Ver­mut­lich ist die Aus­for­schung und Ver­haf­tung von Tom­bo­li durch den Umstand beschleu­nigt wor­den, dass im Juli 2012 in deut­schen Medi­en bekannt wur­de, dass der jetzt als NSU-Hel­fer ange­klag­te Neo­na­zi Ralf Wohl­le­ben mehr­mals an Tref­fen der Skin­heads Tirol Sek­ti­on Meran, des Süd­ti­ro­ler Kame­rad­schafts­rings und auch der Vene­to Fron­te Skin­heads teil­ge­nom­men und dabei auch Geld für Kame­ra­den, die sich in Schwie­rig­kei­ten befin­den, über­ge­ben hat­te. Bei einem die­ser Tref­fen im Jahr 2008 wur­de auch „über die Mög­lich­keit der Durch­füh­rung frem­den­feind­li­cher ‚exem­pla­ri­scher Aktio­nen’ dis­ku­tiert und eine detail­lier­te Kar­ten­aus­wer­tung vor­ge­nom­men, um Geschäf­te (Kebaps und ande­re) aus­fin­dig zu machen, die von außer­eu­ro­päi­schen Staats­an­ge­hö­ri­gen geführt wer­den“. Die Par­al­le­len zwi­schen den Mord­ak­tio­nen des NSU und den geplan­ten Aktio­nen der Süd­ti­ro­ler Neo­na­zis sind auf­fäl­lig.
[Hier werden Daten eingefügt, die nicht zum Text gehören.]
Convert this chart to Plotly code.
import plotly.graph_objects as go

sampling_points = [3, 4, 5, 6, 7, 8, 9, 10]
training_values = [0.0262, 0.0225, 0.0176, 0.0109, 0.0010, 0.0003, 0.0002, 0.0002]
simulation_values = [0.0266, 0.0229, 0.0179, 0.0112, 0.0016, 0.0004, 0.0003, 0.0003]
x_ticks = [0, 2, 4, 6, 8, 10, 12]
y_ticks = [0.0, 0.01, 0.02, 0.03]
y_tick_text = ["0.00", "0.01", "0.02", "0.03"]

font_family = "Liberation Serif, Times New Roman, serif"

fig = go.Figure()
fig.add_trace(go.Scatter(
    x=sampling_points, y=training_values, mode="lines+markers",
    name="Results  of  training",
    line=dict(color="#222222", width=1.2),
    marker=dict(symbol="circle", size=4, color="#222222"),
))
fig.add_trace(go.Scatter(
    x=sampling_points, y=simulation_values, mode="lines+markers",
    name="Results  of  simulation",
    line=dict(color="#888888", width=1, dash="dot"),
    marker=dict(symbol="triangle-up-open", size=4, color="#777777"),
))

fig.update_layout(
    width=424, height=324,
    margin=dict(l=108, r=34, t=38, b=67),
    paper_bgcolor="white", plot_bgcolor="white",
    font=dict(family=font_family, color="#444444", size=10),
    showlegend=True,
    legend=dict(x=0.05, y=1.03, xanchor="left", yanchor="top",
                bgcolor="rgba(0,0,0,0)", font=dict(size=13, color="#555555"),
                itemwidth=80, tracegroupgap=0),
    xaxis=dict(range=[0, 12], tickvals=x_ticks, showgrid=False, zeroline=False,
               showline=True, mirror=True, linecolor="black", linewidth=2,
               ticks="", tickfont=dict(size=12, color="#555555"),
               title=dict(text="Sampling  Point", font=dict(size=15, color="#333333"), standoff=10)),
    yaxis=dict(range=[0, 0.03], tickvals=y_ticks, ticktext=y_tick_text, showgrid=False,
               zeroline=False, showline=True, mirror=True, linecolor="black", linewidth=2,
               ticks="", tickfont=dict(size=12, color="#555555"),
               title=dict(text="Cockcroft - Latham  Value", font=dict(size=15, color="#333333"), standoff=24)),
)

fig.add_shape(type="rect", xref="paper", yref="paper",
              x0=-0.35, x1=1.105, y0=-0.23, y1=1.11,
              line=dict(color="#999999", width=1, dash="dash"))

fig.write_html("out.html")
Die Pla­nun­gen der Süd­ti­ro­ler Neo­na­zis wur­den durch eine Ver­haf­tungs­ak­ti­on der ita­lie­ni­schen Behör­den 2008 verhindert.


Bild­quel­le: Anti­fa Meran

Seit der Über­ga­be an die ita­lie­ni­schen Behör­den im Okto­ber 2012 ist es jeden­falls wie­der ruhig gewor­den um Tom­bo­li und die Bezie­hun­gen zwi­schen Süd­ti­ro­ler, deut­schen und öster­rei­chi­schen Neo­na­zis. Das ver­wun­dert, denn im Zug der Aktio­nen der ita­lie­ni­schen Sicher­heits­be­hör­den im Jahr 2008 gab es auch eine Haus­durch­su­chung bei Andre­as M. in Lich­ten­au (NÖ), der dann im Jahr 2009 noch einen öffent­li­chen Auf­tritt beim Neonazi-„Fest der Völ­ker“ in Pößneck /Thüringen hat­te, bevor er 2010 wegen Wie­der­be­tä­ti­gung vor Gericht stand. Das „Fest der Völ­ker“ wur­de von Ralf Wohl­le­ben und Tho­mas Ger­lach ali­as „Ace“, dem Kon­takt­mann zur öster­rei­chi­schen Neo­na­zi-Sze­ne, mit­or­ga­ni­siert.

Die Bezie­hun­gen zwi­schen deut­scher, öster­rei­chi­scher und Süd­ti­ro­ler Neo­na­zi-Sze­ne und dazwi­schen ein Neo­na­zi, der sie­ben Jah­re in Öster­reich unter­tau­chen konn­te, ohne wirk­lich abge­taucht zu sein – das ist tat­säch­lich eine „merk­wür­di­ge Geschich­te“, die noch der Auf­klä­rung harrt. Es ist nicht die ein­zi­ge aus den letz­ten Jahren.